Paper Summary

Application of PAMS (Profile Analysis via Multivariate Statistics) to Interpreting Category Dimension Profiles in Correspondence Analysis

Tue, April 17, 10:35am to 12:05pm, Vancouver Convention Centre, Floor: Second Level, West Room 206

Abstract

Objective: The current study introduces the profile pattern approach to interpret dimensions in correspondence analysis.

Theoretical framework: The ordinary chi-squared statistic, used primarily for categorical data analysis, is designed only to examine significant row-column associations, but it does not provide any dimensional information for variable categories. Therefore, with the chi-squared test it is not possible to provide information about how much each of row/column categories contributes to the variation explained by dimensions. Moreover, there are some categorical data which are generically not independent. For example, when participants in certain subjects (e.g., Mathematics) are measured repeatedly by in different categories (e.g., time points), the data are not independent. Then, any chi-squared test cannot be conducted to assess row-column association. With the development of Correspondence Analysis (CA) (Greenacre, 2007; Nishisato, 1980), the dimensional information is now available for repeated or independent categorical data, and row/column category contributions for dimensions are also accessible.

Method: Rather than using the CA macro available in the R-language domain (http://cran.r-project.org), this study demonstrates the estimation procedures step-by-step, utilizing mainly singular value decomposition to bypass the complication of interpreting the CA results from the macro. The first step is to standardize the discretized data that include frequencies and conduct SVD of the standardized data to obtain dimension coordinates. Then, dimension coordinates are converted into correlation coefficients to enhance dimension interpretation.
Data sources: Students who completed Mathematics achievement tests across six time points (N=2708) in Early Child Longitudinal Study, Kindergarten (ECLS-K, U.S. Department of Education, National Center for Education Statistics, 2006) were analyzed and 51% were female. For CA, the Math achievement scores were discretized into seven performance categories (M1 – M7) for the rows utilizing Green and Rao’s (1970) recommendation. A seven (performance levels) by six (time points) frequency table was analyzed.

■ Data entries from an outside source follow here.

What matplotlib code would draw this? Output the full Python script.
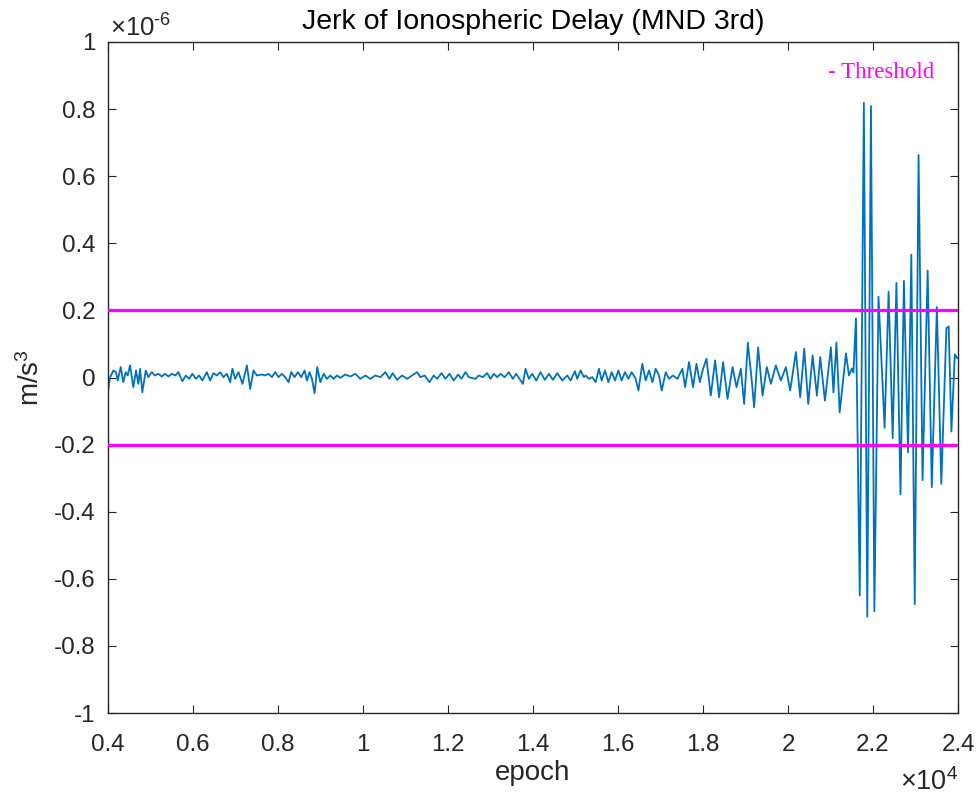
import numpy as np
import matplotlib
matplotlib.use("Agg")
import matplotlib.pyplot as plt
from matplotlib.ticker import FuncFormatter

plt.rcParams['font.family'] = ['Liberation Sans', 'DejaVu Sans']
plt.rcParams['mathtext.fontset'] = 'custom'
plt.rcParams['mathtext.rm'] = 'Liberation Sans'
plt.rcParams['mathtext.it'] = 'Liberation Sans:italic'
plt.rcParams['mathtext.default'] = 'regular'

# ---- data (turning points) ----
epoch = [
    4000, 4050, 4125, 4188, 4229, 4299, 4360, 4417, 4464, 4518, 4596, 4660, 4714, 4754, 4808,
    4888, 4949, 5030, 5107, 5185, 5265, 5343, 5421, 5501, 5579, 5656, 5750, 5831, 5908, 5986,
    6066, 6144, 6222, 6325, 6403, 6481, 6561, 6639, 6716, 6797, 6874, 6928, 6992, 7070, 7164,
    7268, 7346, 7423, 7503, 7621,
    7699, 7777, 7857, 7935, 8012, 8092, 8170, 8248, 8311, 8389, 8469, 8547, 8625, 8681, 8743,
    8799, 8860, 8924, 8995, 9073, 9153, 9230, 9308, 9388, 9466, 9584, 9702, 9819, 9937, 10055,
    10173, 10291, 10408, 10526, 10620, 10698, 10802, 10920, 11037, 11155, 11273, 11351, 11452,
    11563, 11664, 11744, 11845, 11940, 12034, 12135, 12239, 12317, 12411, 12489, 12646, 12724,
    12818, 12922, 13000, 13078, 13158, 13236, 13330, 13431, 13525, 13605, 13761, 13825, 13903,
    13983, 14077, 14178, 14279, 14374, 14468, 14571, 14689, 14807, 14885, 14986, 15040, 15120,
    15198, 15238, 15316, 15396, 15474, 15552, 15615, 15693, 15773, 15851, 15929, 16009, 16086,
    16164, 16244, 16322, 16416, 16480, 16572, 16652, 16730, 16810, 16887, 16965, 17029, 17123,
    17201, 17295, 17398, 17516, 17578, 17672, 17766, 17846, 17924, 18002, 18082, 18183, 18285,
    18379, 18473, 18577, 18695, 18789, 18890, 18968, 19055, 19142, 19203, 19297, 19401, 19502,
    19597, 19714, 19832, 19950, 20051, 20186, 20287, 20382, 20476, 20579, 20680, 20758, 20869,
    21010, 21069, 21140, 21216, 21364, 21434, 21505, 21540, 21599, 21688, 21785, 21865, 21952,
    22032, 22129, 22273, 22367, 22463, 22551, 22647, 22727, 22824, 22902, 22982, 23072, 23166,
    23286, 23383, 23503, 23607, 23727, 23781, 23845, 23925, 23981,
]
jerk_e6 = [
    -0.039, 0.000, 0.021, 0.016, -0.009, 0.031, -0.014, 0.016, 0.006, 0.036, -0.029, 0.021, -0.019, 0.026, -0.044,
    0.021, 0.001, 0.016, 0.006, 0.011, 0.003, 0.011, 0.003, 0.011, 0.006, 0.016, -0.011, 0.006, -0.004, 0.011,
    -0.004, 0.006, -0.009, 0.016, -0.009, 0.013, 0.006, 0.016, 0.001, 0.011, -0.014, 0.026, -0.004, 0.016, -0.019,
    0.036, -0.034, 0.021, 0.006, 0.009,
    0.006, 0.011, 0.001, 0.016, 0.001, 0.011, 0.001, -0.014, 0.016, 0.001, 0.016, 0.001, 0.021, -0.009, 0.016,
    -0.004, -0.047, 0.031, -0.014, 0.011, -0.004, 0.006, -0.004, 0.006, -0.001, 0.009, 0.003, 0.011, -0.004, 0.006,
    -0.004, 0.006, 0.001, 0.016, -0.004, 0.013, -0.007, 0.006, -0.004, 0.006, 0.016, 0.001, 0.006,
    -0.014, 0.006, -0.004, 0.013, -0.004, 0.011, -0.009, 0.009, -0.004, 0.016, 0.001, -0.004, 0.006,
    0.001, 0.013, -0.004, 0.011, 0.001, 0.011, 0.001, 0.016, -0.004, 0.011, -0.019, 0.026, -0.004,
    0.011, -0.009, 0.016, -0.007, 0.011, -0.007, 0.013, -0.009, 0.006, -0.009, 0.019, -0.004, 0.021,
    0.001, 0.006, -0.004, 0.001, -0.014, 0.026, -0.009, 0.021, -0.014, 0.016, -0.009, 0.021, -0.009,
    0.016, -0.004, 0.016, -0.004, -0.039, 0.041, -0.009, 0.021, -0.014, 0.026, 0.006, -0.039, 0.016,
    -0.004, 0.006, -0.004, 0.026, -0.029, 0.046, -0.029, 0.041, -0.014, 0.026, 0.056, -0.054, 0.051,
    -0.059, 0.046, -0.064, 0.031, -0.029, 0.026, -0.079, 0.104, -0.003, -0.089, 0.090, -0.054, 0.031,
    -0.019, 0.036, -0.009, 0.031, -0.039, 0.076, -0.059, 0.086, -0.079, 0.066, -0.054, 0.061, -0.069,
    0.090, -0.045, 0.104, -0.104, 0.072, 0.006, 0.027, 0.015, 0.176, -0.650, 0.819, -0.713, 0.809,
    -0.697, 0.241, -0.150, 0.256, -0.181, 0.282, -0.348, 0.288, -0.223, 0.366, -0.676, 0.663, -0.306,
    0.319, -0.327, 0.210, -0.317, 0.147, 0.152, -0.161, 0.069, 0.058,
]
threshold = 0.2e-6
x_ticks = [4000, 6000, 8000, 10000, 12000, 14000, 16000, 18000, 20000, 22000, 24000]
y_ticks_e6 = [-1, -0.8, -0.6, -0.4, -0.2, 0, 0.2, 0.4, 0.6, 0.8, 1]

jerk = np.array(jerk_e6) * 1e-6

# ---- figure ----
W, H = 977, 802
fig = plt.figure(figsize=(W / 100, H / 100), dpi=100)
L, R, T, B = 108, 958, 42, 713
ax = fig.add_axes([L / W, 1 - B / H, (R - L) / W, (B - T) / H])

ax.plot(epoch, jerk, color='#0072BD', lw=1.3, zorder=2)
ax.axhline(threshold, color='#FF00FF', lw=2.3, zorder=3)
ax.axhline(-threshold, color='#FF00FF', lw=2.3, zorder=3)

ax.set_xlim(4000, 24000)
ax.set_ylim(-1e-6, 1e-6)
ax.set_xticks(x_ticks)
ax.set_yticks([v * 1e-6 for v in y_ticks_e6])
ax.xaxis.set_major_formatter(FuncFormatter(lambda v, p: f"{round(v / 1e4, 4):g}"))
ax.yaxis.set_major_formatter(FuncFormatter(lambda v, p: f"{round(v / 1e-6, 4):g}"))

dark = '#262626'
for s in ax.spines.values():
    s.set_color(dark)
    s.set_linewidth(1.0)
ax.tick_params(direction='in', top=True, right=True, length=6, width=0.8,
               colors=dark, labelsize=17.4, pad=9)
ax.tick_params(axis='x', pad=15)

ax.set_xlabel('epoch', fontsize=20, color=dark, labelpad=3)
ax.set_ylabel('m/s$^3$', fontsize=20, color=dark, labelpad=6)

fig.text((L + R) / 2 / W, 1 - 22 / H, 'Jerk of Ionospheric Delay (MND 3rd)',
         ha='center', va='center', fontsize=20.5, color='black')
fig.text(110 / W, 1 - 28 / H, r'$\times10^{\text{-}6}$', ha='left', va='center',
         fontsize=18.5, color=dark)
fig.text(R / W, 1 - 782 / H, r'$\times10^{4}$', ha='right', va='center',
         fontsize=19.5, color=dark)
ax.text((828 - L) / (R - L), (B - 72) / (B - T), '- Threshold', transform=ax.transAxes,
        ha='left', va='center', fontsize=16.5, color='#FF00FF', family='Liberation Serif')

fig.savefig('out.png', dpi=100)
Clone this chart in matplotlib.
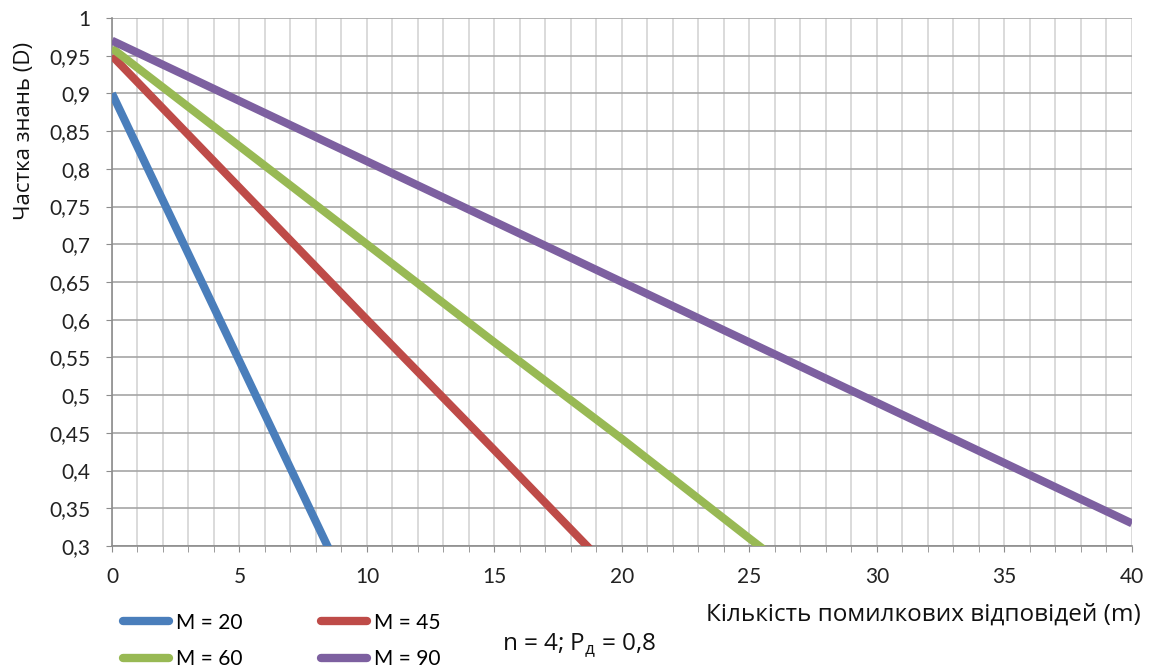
import numpy as np
import matplotlib.pyplot as plt
from matplotlib.ticker import MultipleLocator, FuncFormatter

plt.rcParams['font.family'] = ['Lato', 'DejaVu Sans']
plt.rcParams['mathtext.fontset'] = 'custom'
plt.rcParams['mathtext.rm'] = 'Open Sans'

# m values (number of wrong answers) and share of knowledge D for each M
m = [0, 5, 10, 15, 20, 25, 30, 35, 40]
d_m20 = [0.90, 0.545, 0.19]
d_m45 = [0.95, 0.775, 0.600, 0.427, 0.252]
d_m60 = [0.96, 0.830, 0.700, 0.570, 0.442, 0.31, 0.18]
d_m90 = [0.97, 0.890, 0.810, 0.730, 0.650, 0.570, 0.490, 0.410, 0.330]

series = [
    ("M = 20", d_m20, "#4a7ebb"),
    ("M = 45", d_m45, "#be4b48"),
    ("M = 60", d_m60, "#98b954"),
    ("M = 90", d_m90, "#7d60a0"),
]

fig = plt.figure(figsize=(11.52, 6.71), dpi=100)
ax = fig.add_axes([0.0972, 0.1863, 0.8854, 0.7869])

for label, vals, color in series:
    ax.plot(m[:len(vals)], vals, color=color, lw=5.8, label=label,
            solid_capstyle="butt", zorder=3)

ax.set_xlim(0, 40)
ax.set_ylim(0.3, 1.0)
ax.xaxis.set_major_locator(MultipleLocator(5))
ax.xaxis.set_minor_locator(MultipleLocator(1))
ax.yaxis.set_major_locator(MultipleLocator(0.05))
ax.yaxis.set_major_formatter(FuncFormatter(
    lambda v, p: f"{v:.2f}".rstrip("0").rstrip(".").replace(".", ",")))

ax.grid(True, axis="y", which="major", color="#a6a6a6", lw=1.2, zorder=1)
ax.grid(True, axis="x", which="both", color="#d4d4d4", lw=1.2, zorder=1)
ax.set_axisbelow(True)
for s in ["top", "right"]:
    ax.spines[s].set_visible(False)
for s in ["left", "bottom"]:
    ax.spines[s].set_color("#8c8c8c")
    ax.spines[s].set_linewidth(1.2)
ax.tick_params(axis="both", which="both", color="#8c8c8c", labelsize=15,
               labelcolor="#222222", length=4.3)
ax.tick_params(axis="x", which="major", pad=11)
ax.tick_params(axis="y", pad=11)

fig.text(0.021, 0.805, "Частка знань (D)", fontsize=16, family="Open Sans",
         rotation=90, ha="center", va="center", color="#111111")
fig.text(0.9905, 0.084, "Кількість помилкових відповідей (m)", fontsize=17.5,
         family="Open Sans", ha="right", va="center", color="#111111")
fig.text(0.4358, 0.0387, r"n = 4; P$_\mathregular{д}$ = 0,8", fontsize=17.5,
         family="Open Sans", ha="left", va="center", color="#111111")

handles, labels = ax.get_legend_handles_labels()
order = [0, 2, 1, 3]  # row-major: 20, 45 / 60, 90
leg = fig.legend([handles[i] for i in order], [labels[i] for i in order],
                 ncol=2, loc="upper left", bbox_to_anchor=(0.098, 0.1025),
                 frameon=False, fontsize=15, borderpad=0,
                 handlelength=2.2, handletextpad=0.35, columnspacing=3.75,
                 labelspacing=0.8)
for h in leg.legend_handles:
    h.set_solid_capstyle("round")
    h.set_linewidth(6)

fig.savefig("out.png", dpi=100)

Results: The possible number of dimensions must be five, min⁡(7,6)-1 and the total inertia was 0.065092. An average inertia per dimension is .065092/5 = 0.013018 (20%). By this criterion, Dimension 1 (inertia=0.055937, 86%) is only above average and included for interpretation (labeled as “Increasing Profile”). The more detailed results will be included in the full paper.

Scholarly significances: There are two practically important aspects here. First, a categorical dimension is interpreted as its profile pattern by relating it to raw frequency profiles. Second, to enhance interpretation of the dimension coordinates, they are converted into correlations. The CA dimension coordinates are not usually interpreted as cardinal values, rather they are used by computing distances between row and column dimension coordinates in a plane.